If you've climbed Corkscrew, chances are as you're having a moment of divine intervention, popping champagne over your time, or receiving CPR, you would have come across the church positioned at the top of the climb, aptly on "Church Rd". Locals (or those who claim to be) didn't actually know if there were mass services held there at all, but what we can tell you is that it was built in 1886, is Anglican and belongs to St Paul. That makes it the oldest church we've found yet, and possibly will find considering we keep forgetting to stop at the damn things.
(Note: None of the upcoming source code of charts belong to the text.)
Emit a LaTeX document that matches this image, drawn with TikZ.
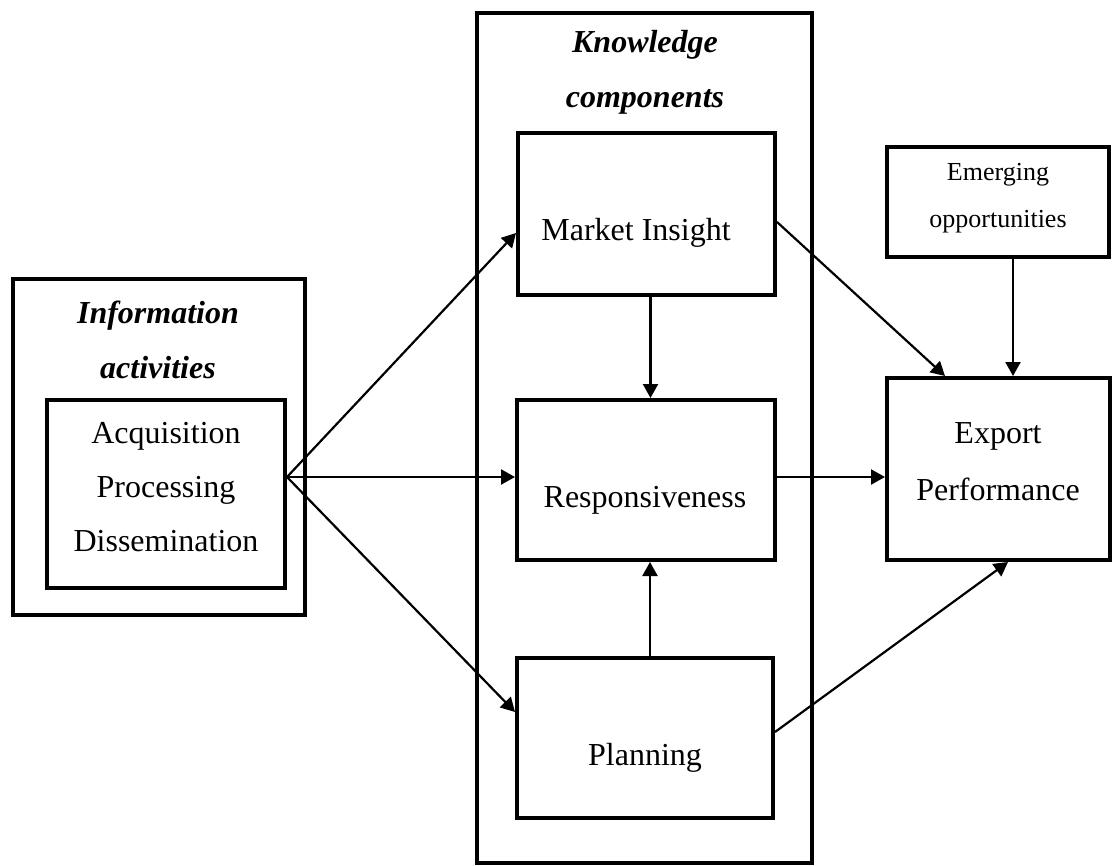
\documentclass[tikz,border=0pt]{standalone}
\usepackage{fontspec}
\setmainfont{Liberation Serif}
\usetikzlibrary{arrows.meta,calc}
\begin{document}
\begin{tikzpicture}[x=1pt,y=-1pt,
  frame/.style={draw=black,line width=4pt,inner sep=0pt},
  lbl/.style={align=center,inner sep=0pt,font=\fontsize{32}{54}\selectfont},
  ttl/.style={align=center,inner sep=0pt,font=\fontsize{32}{55}\selectfont\bfseries\itshape},
  arr/.style={line width=2.2pt,-{Triangle[length=14pt,width=15pt]}}]
\useasboundingbox (0,0) rectangle (1115,866);

% frames
\node[frame,minimum width=292pt,minimum height=336pt] (infoOuter) at (159,447) {};
\node[frame,minimum width=238pt,minimum height=188pt] (infoInner) at (166,494) {};
\node[frame,minimum width=335pt,minimum height=850pt] (knowOuter) at (644.5,438) {};
\node[frame,minimum width=257pt,minimum height=162pt] (insight) at (646.5,214) {};
\node[frame,minimum width=258pt,minimum height=160pt] (resp) at (646,480) {};
\node[frame,minimum width=256pt,minimum height=160pt] (plan) at (645,738) {};
\node[frame,minimum width=222pt,minimum height=110pt] (emerg) at (998,202) {};
\node[frame,minimum width=223pt,minimum height=182pt] (export) at (998.5,469) {};

% texts
\node[ttl] (infoTitle) at (158,340) {Information\\activities};
\node[lbl] (infoText) at (166,487) {Acquisition\\Processing\\Dissemination};
\node[ttl] (knowTitle) at (645,72.5) {Knowledge\\components};
\node[lbl] (insightText) at (636,233) {Market Insight};
\node[lbl] (respText) at (645,500) {Responsiveness};
\node[lbl] (planText) at (645,758) {Planning};
\node[lbl,font=\fontsize{26}{47}\selectfont] (emergText) at (998,198.5) {Emerging\\opportunities};
\node[lbl,font=\fontsize{32}{57}\selectfont] (exportText) at (998,461.5) {Export\\Performance};

% connectors
\coordinate (src) at ([yshift=17pt]infoInner.east);
\draw[arr] (src) -- ([yshift=-19pt]insight.west);
\draw[arr] (src) -- (src -| resp.west);
\draw[arr] (src) -- ([yshift=26pt]plan.west);
\draw[arr] ([xshift=4pt]insight.south) -- ([xshift=4pt]insight.south |- resp.north);
\draw[arr] ([xshift=5pt]plan.north) -- ([xshift=5pt]plan.north |- resp.south);
\draw[arr] ([yshift=-8pt]insight.east) -- ([xshift=-53.5pt]export.north);
\draw[arr] ([xshift=15pt]emerg.south) -- ([xshift=15pt]emerg.south |- export.north);
\draw[arr] ([yshift=3pt]resp.east) -- ([yshift=3pt]resp.east -| export.west);
\draw[arr] ([yshift=6pt]plan.east) -- ([xshift=9.5pt]export.south);
\end{tikzpicture}
\end{document}
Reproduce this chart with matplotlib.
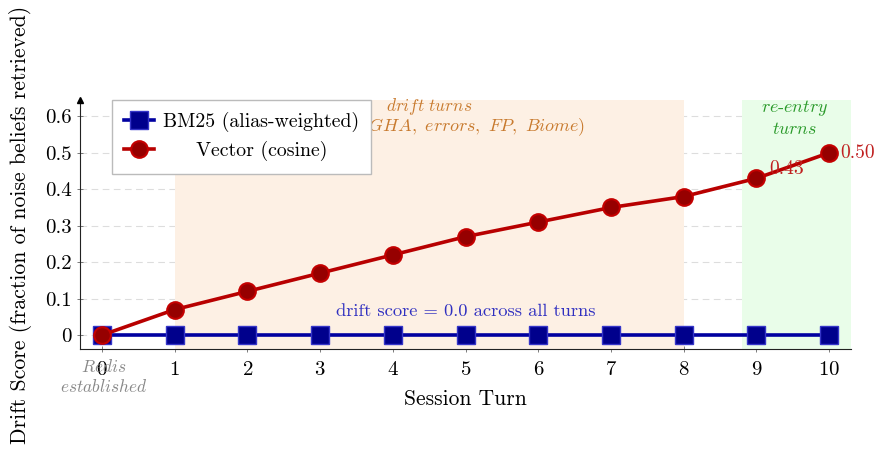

Some times there are roads that exist where you shouldn't be stopping every kilometre or hundred metres or corners, instead choosing to hammer along and just enjoy the ride. Gorge Road is one of these, linking Campbelltown at the base of the Adelaide Hills to the slight north east, to places like Cudlee Creek, Chain of Ponds and Checkers Hill. It was the former which we rode out to for coke, frosty fruits and respite from the heat.With this ~glamour shot~ already captured, Adrian took the chance to Time Trial it to the very end, or technically the very start of Gorge Rd some 22km away. A decision he would later regret as he spent a few moments vomiting in the car park of Lower Gorge Village in the company of an Italian woman that would normally be leaving his jaw dropped.